In 2014, Rodney had just gotten back from an almost year long deployment in Afghanistan. Struggling with adjusting back to normal life, applying for jobs without much luck, and struggling to figure out what to do in the meantime, we decided to pick up farming his grandfathers organic blueberry farm that had been unkept for over 15 years.
We filed the business paperwork, priced out and ordered equipment, branded with a logo, timed out harvests, mapped out farmers markets and made a business plan for the next several years. It was an exciting idea to bring local organic blueberries to the community where we lived at the time in South Carolina.
Hundreds of plants were transplanted.
Certification for organic was too expensive.
The true farm equipment we needed for efficiency & proper upkeep was overwhelming and out of our affordability.
We used most of my paycheck after bills were paid to pay for supplies & equipment.
But the motivation was still there. We kept checking the blueberries eagerly until it was harvest time. Most of the day Rodney would be out picking to get ready for farmers markets.
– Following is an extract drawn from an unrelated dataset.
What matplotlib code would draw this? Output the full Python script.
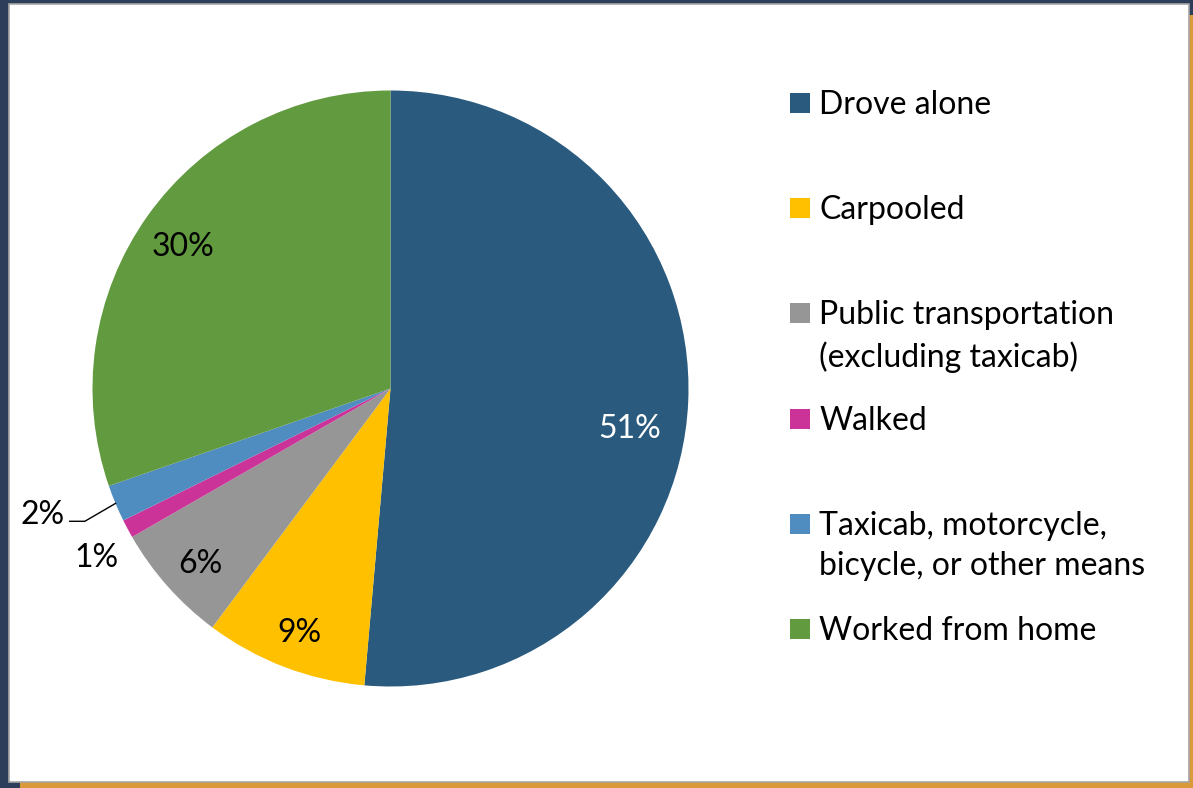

Farmers markets were disappointing. The profits, if any, couldn't sustain this for much longer. We didnt use social media much if any at the time and it was difficult to get the word out. He tried larger markets and we looked into supplying local stores.
We did eat a lot of blueberries that year though, that was a highlight.
At the end what it came down to is despite two young people having the desire, passion and energy to farm an already established crop, we realized it would take such a large amount of money to be able to make it actually be profitable it just wasn't going to happen. We didn't have the money to take it off the ground. We had to abandon that dream.
Visiting Polyface Farm earlier this year, we heard Joe Salatin say that the current average age of the American farmer is around 60 years old. In most workforces, the ideal average age should be around 30 - meaning there is a good mix of older & younger individuals. But today, there are older farmers who cant retire because there is no one to take their place and younger farmers who flat out cant afford to enter the profession.
Its been really special to our family to be able to try this again after we had to give up that dream 7 years ago. Every week is a new learning curve but we are truly grateful for the opportunity and experience that growing goodness brings to our lives and others.
Whenever and wherever you can, support small farms. Support beginning farms. Support young farmers. Support the farms doing the hard work growing chemical free, organic, good nourishing foods.